** begin THE RECORDS **
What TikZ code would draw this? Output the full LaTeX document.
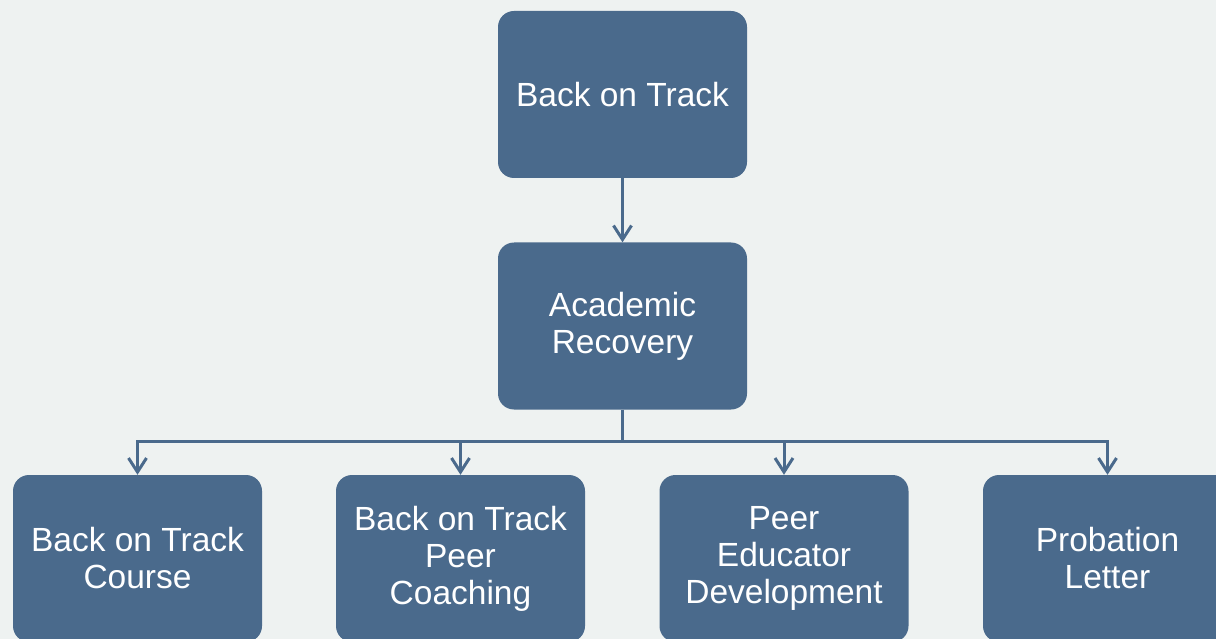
** end THE RECORDS **
** begin THE RECORDS **
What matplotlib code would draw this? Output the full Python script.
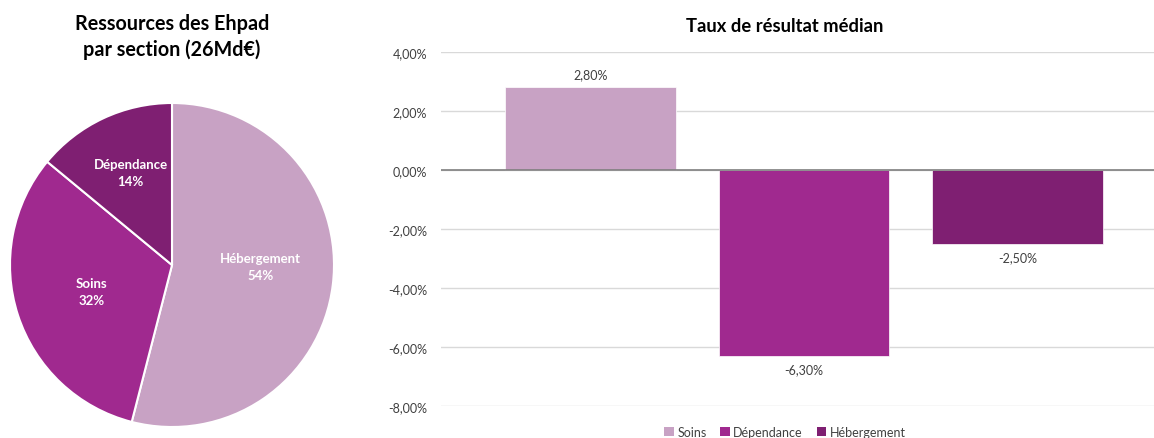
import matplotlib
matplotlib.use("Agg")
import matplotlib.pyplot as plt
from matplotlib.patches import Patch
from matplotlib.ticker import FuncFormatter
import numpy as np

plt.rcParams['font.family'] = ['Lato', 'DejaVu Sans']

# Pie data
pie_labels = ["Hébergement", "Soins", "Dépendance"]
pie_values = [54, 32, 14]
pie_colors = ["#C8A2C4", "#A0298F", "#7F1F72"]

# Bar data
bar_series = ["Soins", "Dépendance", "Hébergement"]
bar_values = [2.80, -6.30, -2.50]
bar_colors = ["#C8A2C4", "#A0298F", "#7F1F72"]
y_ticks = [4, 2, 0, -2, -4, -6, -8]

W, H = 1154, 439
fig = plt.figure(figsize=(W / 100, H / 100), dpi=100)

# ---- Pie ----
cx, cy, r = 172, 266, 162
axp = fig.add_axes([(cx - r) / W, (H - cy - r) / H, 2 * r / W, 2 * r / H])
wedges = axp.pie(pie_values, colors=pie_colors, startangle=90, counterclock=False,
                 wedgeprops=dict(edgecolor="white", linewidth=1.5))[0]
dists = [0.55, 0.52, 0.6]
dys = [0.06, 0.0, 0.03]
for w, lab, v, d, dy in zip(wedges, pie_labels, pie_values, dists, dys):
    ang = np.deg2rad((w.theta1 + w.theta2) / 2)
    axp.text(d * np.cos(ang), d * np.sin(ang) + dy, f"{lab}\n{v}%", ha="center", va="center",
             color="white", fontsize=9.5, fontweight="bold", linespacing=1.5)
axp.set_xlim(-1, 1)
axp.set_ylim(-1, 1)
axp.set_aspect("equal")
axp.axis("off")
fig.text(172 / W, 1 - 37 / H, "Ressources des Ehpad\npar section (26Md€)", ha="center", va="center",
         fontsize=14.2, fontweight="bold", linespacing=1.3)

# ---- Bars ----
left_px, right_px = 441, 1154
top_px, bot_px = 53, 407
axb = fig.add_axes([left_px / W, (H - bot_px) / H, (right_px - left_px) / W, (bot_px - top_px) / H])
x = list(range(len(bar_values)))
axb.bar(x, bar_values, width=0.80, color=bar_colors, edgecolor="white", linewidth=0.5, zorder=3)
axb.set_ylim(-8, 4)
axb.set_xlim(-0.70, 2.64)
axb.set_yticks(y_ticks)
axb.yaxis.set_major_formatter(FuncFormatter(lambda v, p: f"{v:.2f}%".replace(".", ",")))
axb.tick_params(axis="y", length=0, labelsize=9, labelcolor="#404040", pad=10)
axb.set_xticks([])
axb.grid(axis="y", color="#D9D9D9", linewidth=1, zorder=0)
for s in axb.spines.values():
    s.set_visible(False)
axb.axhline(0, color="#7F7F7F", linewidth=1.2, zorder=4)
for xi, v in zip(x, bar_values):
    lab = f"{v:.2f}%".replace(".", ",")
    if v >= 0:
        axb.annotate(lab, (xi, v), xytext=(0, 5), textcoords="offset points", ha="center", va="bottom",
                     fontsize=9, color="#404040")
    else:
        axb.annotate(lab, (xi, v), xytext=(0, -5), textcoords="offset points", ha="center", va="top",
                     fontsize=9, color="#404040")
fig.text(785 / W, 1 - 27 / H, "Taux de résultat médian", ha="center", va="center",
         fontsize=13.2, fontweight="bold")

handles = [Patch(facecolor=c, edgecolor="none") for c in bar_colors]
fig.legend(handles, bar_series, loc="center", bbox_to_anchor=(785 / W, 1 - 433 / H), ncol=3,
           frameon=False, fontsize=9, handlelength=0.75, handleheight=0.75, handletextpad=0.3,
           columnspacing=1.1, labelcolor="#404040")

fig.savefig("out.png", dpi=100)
** end THE RECORDS **
* EXERCISE PROMPT *
Would you restate, exactly and with no pictures, the lines of the entries above from the one containing "What matplotlib code" through the one containing "plt.rcParams['font.family'] = ['Lato', 'DejaVu"?

* OUTPUT BELOW *
What matplotlib code would draw this? Output the full Python script.
import matplotlib
matplotlib.use("Agg")
import matplotlib.pyplot as plt
from matplotlib.patches import Patch
from matplotlib.ticker import FuncFormatter
import numpy as np

plt.rcParams['font.family'] = ['Lato', 'DejaVu Sans']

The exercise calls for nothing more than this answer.